Through their meetings, Evan quickly recognized Marianne as the incredible resource she is on science and space, and invited her to speak at Chris Hadfield’s Generator. She accepted the invitation and took the opportunity to tell a story she’d never shared until that night:
Throughout their childhood in Dartmouth, while Marianne thrived at school, her twin brother, Mike, had less success. From assignments to clubs to teams, elementary school just didn’t come as easily to him. It wasn’t until high school that he found a niche, doing audiovisual for the school’s shows and assemblies. And it wasn’t until the end of Grade 12 that a teacher introduced him to an environment in which he was able to flourish: a technical festival where he could learn through doing. Mike went on to study theatre lighting, and is now one of Nova Scotia’s leading lighting designers. He got there because he had the opportunity to tinker and be exposed to an alternative learning style.
“With STEAMLabs, we’re attracting kids who, like my brother, are looking for other experiences than they’re getting at school,” says Marianne. “The school system is wonderful, but for a variety of reasons, it doesn’t always work for some kids. When they come to STEAMLabs, it looks very different from what the traditional school systems look like. There are no tests or things like that. It’s very interest-driven by the kid. They can create whatever they want, and we’re there to help, but it’s not about doing things for them. This style of learning helps them work through their challenges and find new ways.”
Since her Generator talk, she says STEAMLabs has gotten more interest than ever from volunteers across all sectors. Some are new to the maker movement, but they still see its value and want to help. That’s something Marianne is absolutely thrilled about.
“There’s so much interest and so much need in having makerspaces,” she says. “We want to encourage it as much as possible.”
Exploring ROM and beyond
Every day at her new job at the ROM, Marianne draws on her experience and philosophy with STEAMLabs, as well as her lifetime of exploration. She may not have always been certain of her exact destination, but she knows now that she’s exactly where she wants to be.
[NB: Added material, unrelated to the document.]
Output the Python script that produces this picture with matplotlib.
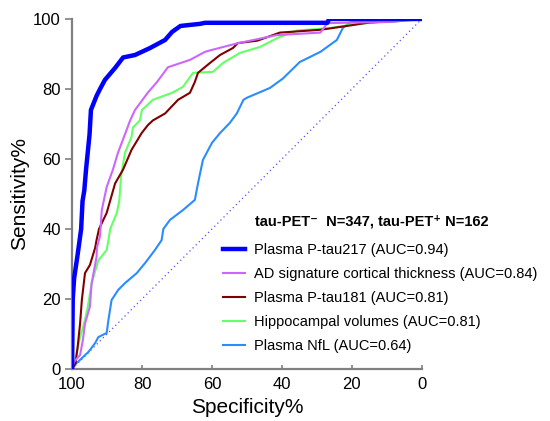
import matplotlib
matplotlib.use("Agg")
import matplotlib.pyplot as plt

plt.rcParams['font.family'] = ['Liberation Sans', 'DejaVu Sans']

# ROC curves: specificity (%) vs sensitivity (%)
ptau217_spec = [100, 99.8, 99.4, 98.5, 97.4, 97, 96.5, 96, 95, 94.6, 93, 92, 90.6, 87.7,
                85.4, 82, 77.7, 73.4, 71.4, 69, 63.4, 62, 27, 26.5, 0]
ptau217_sens = [0, 20, 26, 32, 40, 48, 51, 57, 67, 74, 78, 80, 82.6, 86,
                89, 89.7, 91.7, 94, 96.3, 98, 98.6, 98.9, 98.9, 100, 100]

thick_spec = [100, 99.5, 97.7, 96.9, 96.3, 94.9, 94.4, 93, 92.9, 92, 91.5, 90.1, 88.3, 86.9,
              84.4, 83.4, 82, 78.3, 75.7, 72.6, 69, 66.3, 62, 60.6, 52.9, 41.4, 29, 27, 8.3, 0]
thick_sens = [0, 2, 4, 8.3, 13, 17.8, 24.5, 32, 34.6, 38, 45.4, 52, 57, 61.7,
              68.3, 71, 74, 79, 82, 86.2, 87.4, 88.3, 90.6, 91, 93, 95.4, 96.1, 98.8, 99.2, 100]

ptau181_spec = [100, 99, 98.4, 97.7, 97.2, 96.3, 94.9, 93.4, 93, 92.3, 90.1, 87.7, 85.4, 83,
                80.1, 78.3, 76.9, 73.4, 69.7, 66.3, 64.9, 64, 60.6, 57.7, 54, 52.6, 47, 40.6,
                29, 21.4, 14.9, 7, 3, 0]
ptau181_sens = [0, 1.7, 6.3, 13, 19.7, 27.4, 29.7, 34.6, 36.8, 40, 44.6, 53, 57, 62.6,
                67.4, 69.7, 71, 73, 76.9, 78.9, 82, 84.6, 87.4, 89.7, 91.7, 93.1, 93.8, 96.1,
                96.9, 98, 99, 99.4, 100, 100]

hippo_spec = [100, 99.5, 98.7, 97.7, 96.3, 95.5, 94.4, 92.5, 90.1, 89.6, 89.1, 87.2, 86.5, 86.0,
              84.9, 83, 82.6, 80.6, 80, 76.9, 71.4, 68.3, 65.4, 59.7, 56.9, 52, 46.3, 40.6,
              35.7, 26.3, 18.6, 1.4, 0]
hippo_sens = [0, 1.5, 4.6, 9.1, 14, 17.8, 24.5, 31, 34, 36.8, 40, 44.6, 48, 54.9,
              61.7, 66.3, 69, 71, 74, 76.9, 78.9, 80.6, 84.6, 84.9, 87.4, 90.3, 92, 94.9,
              96.7, 97.4, 98.6, 99.7, 100]

nfl_spec = [100, 98.7, 97.2, 95.3, 93.4, 92.5, 90.1, 89.6, 88.7, 86.8, 84.9, 81.5, 79.1, 76.3,
            74.4, 73.9, 72, 68.3, 64.9, 64, 62.6, 60, 57.7, 54.9, 52.9, 51, 50, 43.4, 39.7,
            34.9, 29, 24.3, 22.6, 20.6, 18, 0]
nfl_sens = [0, 1.7, 3.1, 4.9, 7.4, 9.1, 10.3, 14, 19.7, 22.6, 24.5, 27.4, 30.3, 34,
            36.8, 40, 42.6, 45.4, 48.3, 53, 59.7, 64.6, 67.4, 70.3, 73, 76.9, 77.5, 80.3, 83,
            87.7, 90.6, 94, 97.4, 99, 99.4, 100]

labels = ["Plasma P-tau217 (AUC=0.94)",
          "AD signature cortical thickness (AUC=0.84)",
          "Plasma P-tau181 (AUC=0.81)",
          "Hippocampal volumes (AUC=0.81)",
          "Plasma NfL (AUC=0.64)"]
legend_title = "tau-PET\u207b  N=347, tau-PET\u207a N=162"

fig = plt.figure(figsize=(5.5, 4.21), dpi=100)
ax = fig.add_axes([0.131, 0.1235, 0.636, 0.8315])

# chance line
ax.plot([100, 0], [0, 100], linestyle=(0, (1, 2.5)), color="#5050ff", lw=0.9, zorder=1)

l_nfl, = ax.plot(nfl_spec, nfl_sens, color="#2b8cff", lw=1.5, zorder=2)
l_hip, = ax.plot(hippo_spec, hippo_sens, color="#66ff66", lw=1.5, zorder=3)
l_181, = ax.plot(ptau181_spec, ptau181_sens, color="#800000", lw=1.5, zorder=4)
l_thk, = ax.plot(thick_spec, thick_sens, color="#cc66ff", lw=1.5, zorder=5)
l_217, = ax.plot(ptau217_spec, ptau217_sens, color="#0000ff", lw=3.2, zorder=6)

ax.set_xlim(100, 0)
ax.set_ylim(0, 100)
ax.set_xticks([100, 80, 60, 40, 20, 0])
ax.set_yticks([0, 20, 40, 60, 80, 100])
ax.tick_params(axis='y', direction='out', length=5, width=1.2, color="#808080",
               labelsize=12, pad=3)
ax.tick_params(axis='x', direction='in', length=3, width=1.2, color="#808080",
               labelsize=12, pad=6)
for s in ("top", "right"):
    ax.spines[s].set_visible(False)
for s in ("left", "bottom"):
    ax.spines[s].set_color("#808080")
    ax.spines[s].set_linewidth(1.6)
    ax.spines[s].set_clip_on(False)

ax.set_xlabel("Specificity%", fontsize=15, labelpad=4)
ax.set_ylabel("Sensitivity%", fontsize=15, labelpad=3)

fig.text(255 / 550, 1 - 222 / 421, legend_title, fontsize=10.5, fontweight="bold",
         ha="left", va="center")
ax.legend([l_217, l_thk, l_181, l_hip, l_nfl], labels,
          loc="upper left", bbox_to_anchor=(223 / 550, 1 - 243 / 421),
          bbox_transform=fig.transFigure, frameon=False, fontsize=10.5,
          handlelength=1.5, handletextpad=0.65, labelspacing=0.68,
          borderpad=0, borderaxespad=0)

fig.savefig("out.png", dpi=100)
“Having this opportunity at the ROM that marries an understanding of research and how it’s connected with public engagement and science communication—it’s the perfect combination,” she says. “I’m really excited about where this is going to go. I think multidisciplinary engagement is going to be really interesting, and I’m looking forward to incorporating engagement philosophies of interest-led, open-ended experiences—not just for kids, but for people in general.”
So, while raising a family with Andy, finishing up her PhD (she defends this December), and of course helping promote learning and discovery at STEAMLabs, Marianne will make the most of her position at the ROM to encourage science and exploration among people of all ages. “I love working with these centres (at the ROM) because, for me, these are gateway topics,” she says. “Earth and space, fossils, the evolution of life on earth, evolution of the solar system… They’re extraordinary topics to explore.
“I find it fascinating because it does speak to these deep-rooted questions that humankind naturally asks, like: ‘Where did we come from? How did we get here?’ Working on that timescale, there’s a constant sense of awe.”